Required work:
Copy every entry word for word, but skip the pictures.
──────── Records for the task
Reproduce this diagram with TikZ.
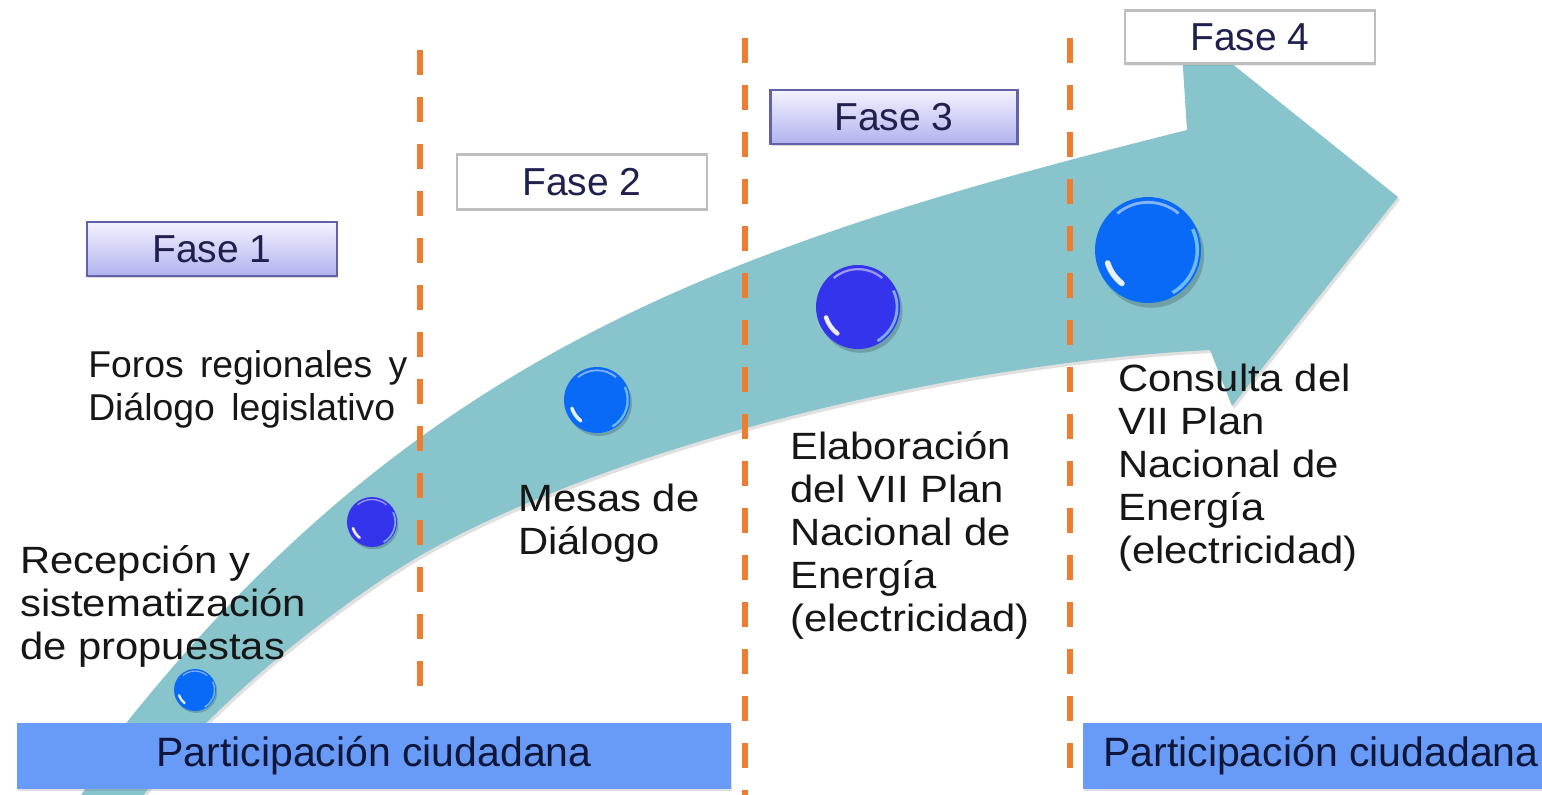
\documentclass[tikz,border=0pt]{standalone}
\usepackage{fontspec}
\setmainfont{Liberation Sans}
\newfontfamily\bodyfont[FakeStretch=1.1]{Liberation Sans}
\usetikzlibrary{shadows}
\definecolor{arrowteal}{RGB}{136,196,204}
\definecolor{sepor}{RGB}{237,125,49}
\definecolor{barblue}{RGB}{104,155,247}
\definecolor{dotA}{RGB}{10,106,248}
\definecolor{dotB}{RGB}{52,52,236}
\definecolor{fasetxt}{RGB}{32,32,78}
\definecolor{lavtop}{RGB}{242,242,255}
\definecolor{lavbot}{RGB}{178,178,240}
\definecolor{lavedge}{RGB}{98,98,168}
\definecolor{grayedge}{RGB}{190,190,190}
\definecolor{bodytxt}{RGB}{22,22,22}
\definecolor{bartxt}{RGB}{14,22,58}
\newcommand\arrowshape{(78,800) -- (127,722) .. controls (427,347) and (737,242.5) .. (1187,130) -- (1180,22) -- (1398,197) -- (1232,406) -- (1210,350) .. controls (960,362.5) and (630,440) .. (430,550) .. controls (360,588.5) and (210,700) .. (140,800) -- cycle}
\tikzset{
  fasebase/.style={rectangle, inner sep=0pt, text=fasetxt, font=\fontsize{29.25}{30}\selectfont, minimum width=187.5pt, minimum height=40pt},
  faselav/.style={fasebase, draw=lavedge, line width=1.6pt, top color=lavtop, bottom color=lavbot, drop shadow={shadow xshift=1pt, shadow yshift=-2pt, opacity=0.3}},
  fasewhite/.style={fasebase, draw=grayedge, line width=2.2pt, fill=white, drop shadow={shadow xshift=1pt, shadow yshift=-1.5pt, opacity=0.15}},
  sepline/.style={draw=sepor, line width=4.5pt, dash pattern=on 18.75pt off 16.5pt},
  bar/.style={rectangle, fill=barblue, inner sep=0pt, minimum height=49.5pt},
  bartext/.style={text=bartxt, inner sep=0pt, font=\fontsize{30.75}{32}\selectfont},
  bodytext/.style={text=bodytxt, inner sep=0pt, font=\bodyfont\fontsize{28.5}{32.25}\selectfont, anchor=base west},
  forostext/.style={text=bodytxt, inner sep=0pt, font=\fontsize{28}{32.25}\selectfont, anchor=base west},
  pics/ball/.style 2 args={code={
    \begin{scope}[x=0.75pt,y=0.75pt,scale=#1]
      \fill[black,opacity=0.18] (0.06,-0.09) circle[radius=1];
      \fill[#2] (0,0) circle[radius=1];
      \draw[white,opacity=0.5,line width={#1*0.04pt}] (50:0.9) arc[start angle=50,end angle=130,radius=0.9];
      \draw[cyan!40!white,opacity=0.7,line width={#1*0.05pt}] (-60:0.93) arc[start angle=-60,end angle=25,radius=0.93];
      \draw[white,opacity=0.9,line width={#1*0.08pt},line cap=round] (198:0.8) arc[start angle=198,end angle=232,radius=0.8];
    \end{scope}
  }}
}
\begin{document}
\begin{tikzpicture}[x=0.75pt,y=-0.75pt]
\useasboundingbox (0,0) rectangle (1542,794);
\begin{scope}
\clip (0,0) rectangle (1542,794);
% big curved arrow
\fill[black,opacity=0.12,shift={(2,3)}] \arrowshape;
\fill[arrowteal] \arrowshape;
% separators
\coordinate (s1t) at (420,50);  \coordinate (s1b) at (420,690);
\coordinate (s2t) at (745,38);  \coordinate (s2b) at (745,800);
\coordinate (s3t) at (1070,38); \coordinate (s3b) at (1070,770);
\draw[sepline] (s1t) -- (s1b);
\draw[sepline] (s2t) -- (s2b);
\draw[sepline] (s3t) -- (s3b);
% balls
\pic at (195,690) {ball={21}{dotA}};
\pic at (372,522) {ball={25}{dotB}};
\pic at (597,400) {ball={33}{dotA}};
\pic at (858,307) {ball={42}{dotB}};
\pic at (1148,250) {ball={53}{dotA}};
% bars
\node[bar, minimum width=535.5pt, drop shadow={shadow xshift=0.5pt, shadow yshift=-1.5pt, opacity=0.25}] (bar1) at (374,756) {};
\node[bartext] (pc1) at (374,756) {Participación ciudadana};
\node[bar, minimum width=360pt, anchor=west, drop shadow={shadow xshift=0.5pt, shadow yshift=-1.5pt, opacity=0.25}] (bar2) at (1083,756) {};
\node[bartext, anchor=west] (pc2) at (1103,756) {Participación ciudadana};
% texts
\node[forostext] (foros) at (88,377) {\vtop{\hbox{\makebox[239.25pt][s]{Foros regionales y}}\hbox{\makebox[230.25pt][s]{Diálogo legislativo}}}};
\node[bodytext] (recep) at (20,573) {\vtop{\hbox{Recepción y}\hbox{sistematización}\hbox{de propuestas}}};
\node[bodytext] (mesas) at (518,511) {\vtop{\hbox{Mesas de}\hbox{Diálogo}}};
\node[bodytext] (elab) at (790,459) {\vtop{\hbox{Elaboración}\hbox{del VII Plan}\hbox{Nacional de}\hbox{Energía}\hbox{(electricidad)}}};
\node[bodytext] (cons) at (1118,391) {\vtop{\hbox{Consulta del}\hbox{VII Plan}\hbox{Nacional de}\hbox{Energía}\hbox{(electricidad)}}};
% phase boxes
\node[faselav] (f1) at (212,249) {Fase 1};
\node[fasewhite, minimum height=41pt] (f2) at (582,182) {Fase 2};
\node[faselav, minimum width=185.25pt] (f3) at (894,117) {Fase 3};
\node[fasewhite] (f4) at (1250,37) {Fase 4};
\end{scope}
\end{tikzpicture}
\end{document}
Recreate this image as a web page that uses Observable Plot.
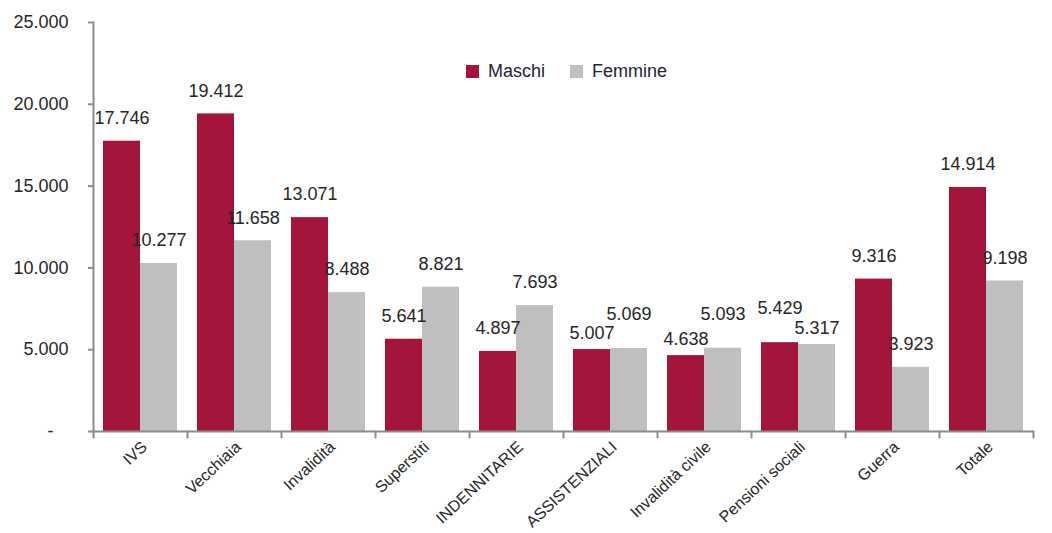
────────────────
Solution for this problem:
Reproduce this diagram with TikZ.
\documentclass[tikz,border=0pt]{standalone}
\usepackage{fontspec}
\setmainfont{Liberation Sans}
\newfontfamily\bodyfont[FakeStretch=1.1]{Liberation Sans}
\usetikzlibrary{shadows}
\definecolor{arrowteal}{RGB}{136,196,204}
\definecolor{sepor}{RGB}{237,125,49}
\definecolor{barblue}{RGB}{104,155,247}
\definecolor{dotA}{RGB}{10,106,248}
\definecolor{dotB}{RGB}{52,52,236}
\definecolor{fasetxt}{RGB}{32,32,78}
\definecolor{lavtop}{RGB}{242,242,255}
\definecolor{lavbot}{RGB}{178,178,240}
\definecolor{lavedge}{RGB}{98,98,168}
\definecolor{grayedge}{RGB}{190,190,190}
\definecolor{bodytxt}{RGB}{22,22,22}
\definecolor{bartxt}{RGB}{14,22,58}
\newcommand\arrowshape{(78,800) -- (127,722) .. controls (427,347) and (737,242.5) .. (1187,130) -- (1180,22) -- (1398,197) -- (1232,406) -- (1210,350) .. controls (960,362.5) and (630,440) .. (430,550) .. controls (360,588.5) and (210,700) .. (140,800) -- cycle}
\tikzset{
  fasebase/.style={rectangle, inner sep=0pt, text=fasetxt, font=\fontsize{29.25}{30}\selectfont, minimum width=187.5pt, minimum height=40pt},
  faselav/.style={fasebase, draw=lavedge, line width=1.6pt, top color=lavtop, bottom color=lavbot, drop shadow={shadow xshift=1pt, shadow yshift=-2pt, opacity=0.3}},
  fasewhite/.style={fasebase, draw=grayedge, line width=2.2pt, fill=white, drop shadow={shadow xshift=1pt, shadow yshift=-1.5pt, opacity=0.15}},
  sepline/.style={draw=sepor, line width=4.5pt, dash pattern=on 18.75pt off 16.5pt},
  bar/.style={rectangle, fill=barblue, inner sep=0pt, minimum height=49.5pt},
  bartext/.style={text=bartxt, inner sep=0pt, font=\fontsize{30.75}{32}\selectfont},
  bodytext/.style={text=bodytxt, inner sep=0pt, font=\bodyfont\fontsize{28.5}{32.25}\selectfont, anchor=base west},
  forostext/.style={text=bodytxt, inner sep=0pt, font=\fontsize{28}{32.25}\selectfont, anchor=base west},
  pics/ball/.style 2 args={code={
    \begin{scope}[x=0.75pt,y=0.75pt,scale=#1]
      \fill[black,opacity=0.18] (0.06,-0.09) circle[radius=1];
      \fill[#2] (0,0) circle[radius=1];
      \draw[white,opacity=0.5,line width={#1*0.04pt}] (50:0.9) arc[start angle=50,end angle=130,radius=0.9];
      \draw[cyan!40!white,opacity=0.7,line width={#1*0.05pt}] (-60:0.93) arc[start angle=-60,end angle=25,radius=0.93];
      \draw[white,opacity=0.9,line width={#1*0.08pt},line cap=round] (198:0.8) arc[start angle=198,end angle=232,radius=0.8];
    \end{scope}
  }}
}
\begin{document}
\begin{tikzpicture}[x=0.75pt,y=-0.75pt]
\useasboundingbox (0,0) rectangle (1542,794);
\begin{scope}
\clip (0,0) rectangle (1542,794);
% big curved arrow
\fill[black,opacity=0.12,shift={(2,3)}] \arrowshape;
\fill[arrowteal] \arrowshape;
% separators
\coordinate (s1t) at (420,50);  \coordinate (s1b) at (420,690);
\coordinate (s2t) at (745,38);  \coordinate (s2b) at (745,800);
\coordinate (s3t) at (1070,38); \coordinate (s3b) at (1070,770);
\draw[sepline] (s1t) -- (s1b);
\draw[sepline] (s2t) -- (s2b);
\draw[sepline] (s3t) -- (s3b);
% balls
\pic at (195,690) {ball={21}{dotA}};
\pic at (372,522) {ball={25}{dotB}};
\pic at (597,400) {ball={33}{dotA}};
\pic at (858,307) {ball={42}{dotB}};
\pic at (1148,250) {ball={53}{dotA}};
% bars
\node[bar, minimum width=535.5pt, drop shadow={shadow xshift=0.5pt, shadow yshift=-1.5pt, opacity=0.25}] (bar1) at (374,756) {};
\node[bartext] (pc1) at (374,756) {Participación ciudadana};
\node[bar, minimum width=360pt, anchor=west, drop shadow={shadow xshift=0.5pt, shadow yshift=-1.5pt, opacity=0.25}] (bar2) at (1083,756) {};
\node[bartext, anchor=west] (pc2) at (1103,756) {Participación ciudadana};
% texts
\node[forostext] (foros) at (88,377) {\vtop{\hbox{\makebox[239.25pt][s]{Foros regionales y}}\hbox{\makebox[230.25pt][s]{Diálogo legislativo}}}};
\node[bodytext] (recep) at (20,573) {\vtop{\hbox{Recepción y}\hbox{sistematización}\hbox{de propuestas}}};
\node[bodytext] (mesas) at (518,511) {\vtop{\hbox{Mesas de}\hbox{Diálogo}}};
\node[bodytext] (elab) at (790,459) {\vtop{\hbox{Elaboración}\hbox{del VII Plan}\hbox{Nacional de}\hbox{Energía}\hbox{(electricidad)}}};
\node[bodytext] (cons) at (1118,391) {\vtop{\hbox{Consulta del}\hbox{VII Plan}\hbox{Nacional de}\hbox{Energía}\hbox{(electricidad)}}};
% phase boxes
\node[faselav] (f1) at (212,249) {Fase 1};
\node[fasewhite, minimum height=41pt] (f2) at (582,182) {Fase 2};
\node[faselav, minimum width=185.25pt] (f3) at (894,117) {Fase 3};
\node[fasewhite] (f4) at (1250,37) {Fase 4};
\end{scope}
\end{tikzpicture}
\end{document}
Recreate this image as a web page that uses Observable Plot.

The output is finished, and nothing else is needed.